The composition of the building did not make matters any easier.
“Everything is metal, so access was a challenge,” he said. “Everything was melting, and it was very hot.”
Firefighters usually use rotary saws to cut through metal, but the thick smoke cut off oxygen that the tools’ motors require to run.
“So we had saws choking out and we had to take them out of rotation and give them a chance to breathe and try to restart them.

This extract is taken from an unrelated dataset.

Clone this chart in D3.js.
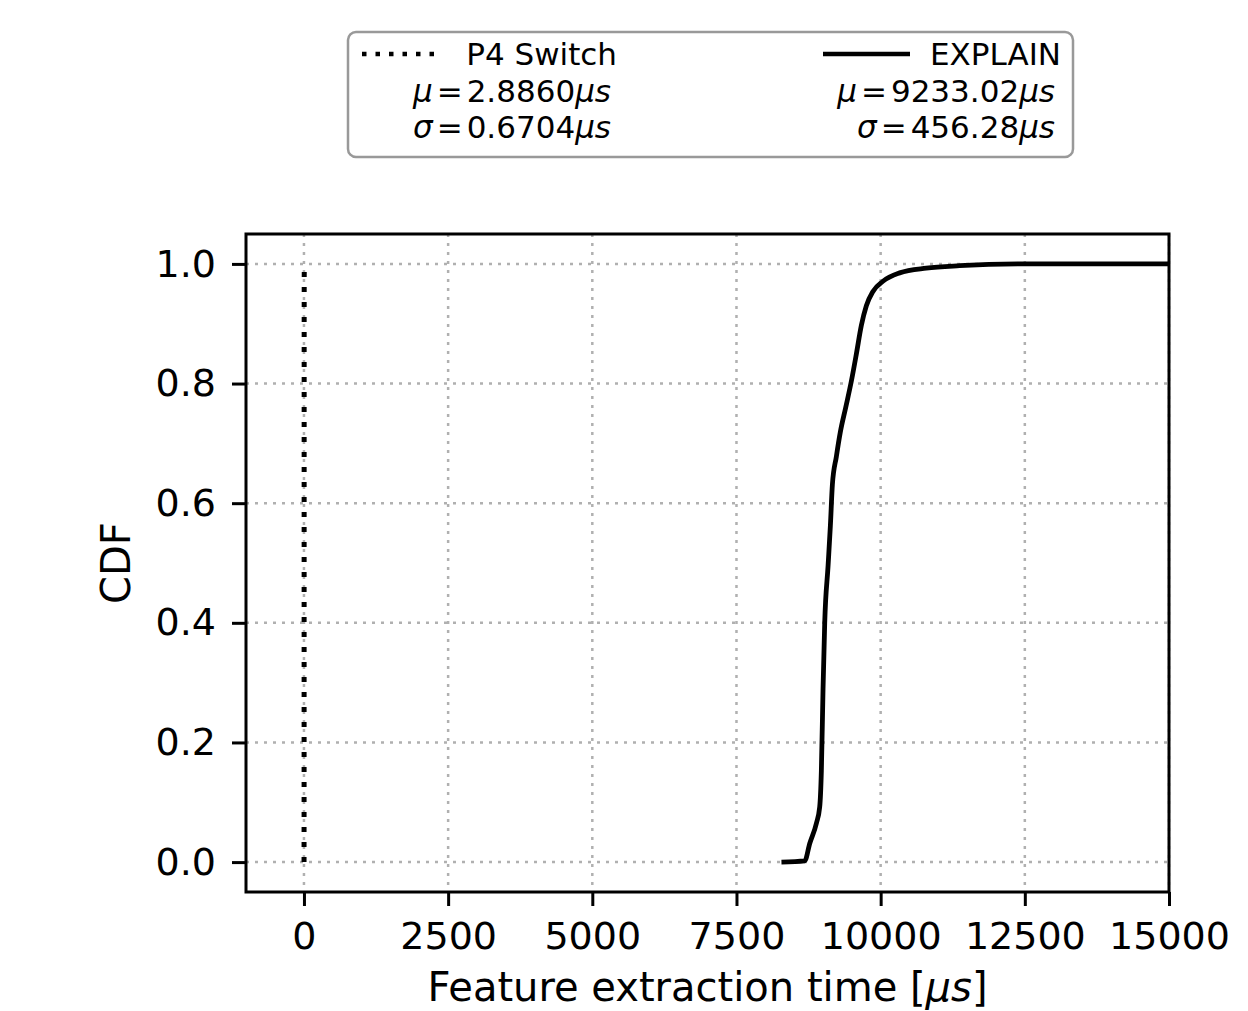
<!DOCTYPE html>
<html>
<head>
<meta charset="utf-8">
<script src="https://cdn.jsdelivr.net/npm/d3@7"></script>
<style>
  body { margin: 0; background: #ffffff; }
  text { font-family: "DejaVu Sans", sans-serif; fill: #000; }
</style>
</head>
<body>
<div id="chart"></div>
<script>
// ---- data ----
const explainTime = [8280, 8684, 8770, 8886, 8943, 8972, 9001, 9030, 9088, 9128, 9163, 9232, 9301, 9394, 9492, 9578, 9665, 9752, 9867, 10040, 10329, 10791, 11368, 12523, 15200];
const explainCdf  = [0, 0.002, 0.031, 0.065, 0.092, 0.153, 0.29, 0.40, 0.495, 0.562, 0.631, 0.678, 0.719, 0.760, 0.804, 0.849, 0.897, 0.930, 0.954, 0.971, 0.985, 0.993, 0.997, 1.0, 1.0];

const p4Time = [1.5, 2.2, 2.6, 2.9, 3.2, 3.6, 4.5, 7.0];
const p4Cdf  = [0, 0.1, 0.3, 0.5, 0.7, 0.9, 0.98, 1.0];

const xTicks = [0, 2500, 5000, 7500, 10000, 12500, 15000];
const yTicks = [0, 0.2, 0.4, 0.6, 0.8, 1.0];

const legendItems = [
  { name: "P4 Switch", mu: "2.8860", sigma: "0.6704", dash: "dotted" },
  { name: "EXPLAIN",   mu: "9233.02", sigma: "456.28", dash: "solid" }
];

// ---- layout ----
const width = 1248, height = 1011;
const plot = { left: 246, right: 1169, top: 234, bottom: 892 };

const svg = d3.select("#chart").append("svg")
  .attr("width", width)
  .attr("height", height);

const x = d3.scaleLinear().domain([-1005, 15000]).range([plot.left, plot.right]);
const y = d3.scaleLinear().domain([-0.05, 1.05]).range([plot.bottom, plot.top]);

// grid
const grid = svg.append("g").attr("class", "grid")
  .attr("stroke", "#b0b0b0").attr("stroke-width", 2.5).attr("stroke-dasharray", "3,6");

grid.selectAll("line.gx").data(xTicks).join("line")
  .attr("class", "gx")
  .attr("x1", d => x(d)).attr("x2", d => x(d))
  .attr("y1", plot.top).attr("y2", plot.bottom);

grid.selectAll("line.gy").data(yTicks).join("line")
  .attr("class", "gy")
  .attr("y1", d => y(d)).attr("y2", d => y(d))
  .attr("x1", plot.left).attr("x2", plot.right);

// clip for the lines
svg.append("clipPath").attr("id", "clip")
  .append("rect")
  .attr("x", plot.left).attr("y", plot.top)
  .attr("width", plot.right - plot.left).attr("height", plot.bottom - plot.top);

const line = d3.line()
  .x(d => x(d[0]))
  .y(d => y(d[1]))
  .curve(d3.curveMonotoneX);

svg.append("path")
  .datum(d3.zip(explainTime, explainCdf))
  .attr("clip-path", "url(#clip)")
  .attr("fill", "none")
  .attr("stroke", "#000")
  .attr("stroke-width", 4.8)
  .attr("stroke-linejoin", "round")
  .attr("d", line);

svg.append("path")
  .datum(d3.zip(p4Time, p4Cdf))
  .attr("fill", "none")
  .attr("stroke", "#000")
  .attr("stroke-width", 5)
  .attr("stroke-dasharray", "5,10")
  .attr("d", d3.line().x(d => x(d[0])).y(d => y(d[1])));

// axes
const xAxis = svg.append("g")
  .attr("transform", `translate(0,${plot.bottom})`)
  .call(d3.axisBottom(x).tickValues(xTicks).tickSize(14).tickPadding(16).tickFormat(d3.format("d")));

const yAxis = svg.append("g")
  .attr("transform", `translate(${plot.left},0)`)
  .call(d3.axisLeft(y).tickValues(yTicks).tickSize(14).tickPadding(16).tickFormat(d3.format(".1f")));

[xAxis, yAxis].forEach(a => {
  a.select(".domain").remove();
  a.selectAll(".tick line").attr("stroke", "#000").attr("stroke-width", 3);
  a.selectAll(".tick text").attr("font-size", 38).attr("font-family", "DejaVu Sans");
});
xAxis.selectAll(".tick text").attr("dy", "0.71em");

// spines
svg.append("rect")
  .attr("x", plot.left).attr("y", plot.top)
  .attr("width", plot.right - plot.left).attr("height", plot.bottom - plot.top)
  .attr("fill", "none")
  .attr("stroke", "#000")
  .attr("stroke-width", 3);

// axis labels
const xLabel = svg.append("text")
  .attr("x", (plot.left + plot.right) / 2)
  .attr("y", 1001)
  .attr("text-anchor", "middle")
  .attr("font-size", 40);
xLabel.append("tspan").text("Feature extraction time [");
xLabel.append("tspan").attr("font-style", "italic").text("μs");
xLabel.append("tspan").text("]");

svg.append("text")
  .attr("transform", "translate(130,563) rotate(-90)")
  .attr("text-anchor", "middle")
  .attr("font-size", 40)
  .text("CDF");

// legend
const legend = svg.append("g").attr("class", "legend");
legend.append("rect")
  .attr("x", 348).attr("y", 32)
  .attr("width", 725).attr("height", 125)
  .attr("rx", 8)
  .attr("fill", "#fff")
  .attr("stroke", "#999")
  .attr("stroke-width", 2.5);

const legendCols = [
  { handleX: [362, 440], textRight: 617 },
  { handleX: [823, 910], textRight: 1061 }
];

legendItems.forEach((item, i) => {
  const col = legendCols[i];
  legend.append("line")
    .attr("x1", col.handleX[0]).attr("x2", col.handleX[1])
    .attr("y1", 54).attr("y2", 54)
    .attr("stroke", "#000")
    .attr("stroke-width", 4.5)
    .attr("stroke-dasharray", item.dash === "dotted" ? "4.5,9" : null);

  legend.append("text")
    .attr("x", col.textRight).attr("y", 65)
    .attr("text-anchor", "end")
    .attr("font-size", 31)
    .text(item.name);

  const rows = [["μ", item.mu, 102], ["σ", item.sigma, 138]];
  rows.forEach(([sym, val, yy]) => {
    const t = legend.append("text")
      .attr("x", col.textRight - 6).attr("y", yy)
      .attr("text-anchor", "end")
      .attr("font-size", 31);
    t.append("tspan").attr("font-style", "italic").text(sym);
    t.append("tspan").attr("dx", 4).text("=");
    t.append("tspan").attr("dx", 4).text(val);
    t.append("tspan").attr("font-style", "italic").text("μs");
  });
});
</script>
</body>
</html>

It was very time-consuming, and time was not on our side,” he said.
Pitzer said he also understands the frustration of those who want access to their storage units but the fire is actively under investigation by the fire marshal.
In addition to the matter of safety, he said the scene must be preserved for its evidentiary value.
“We can’t have people going through an area we’re trying to investigate, because we need to be able to look for clues as to what may have started it,” he said. “And that would be made much more difficult with people going in and out of there.”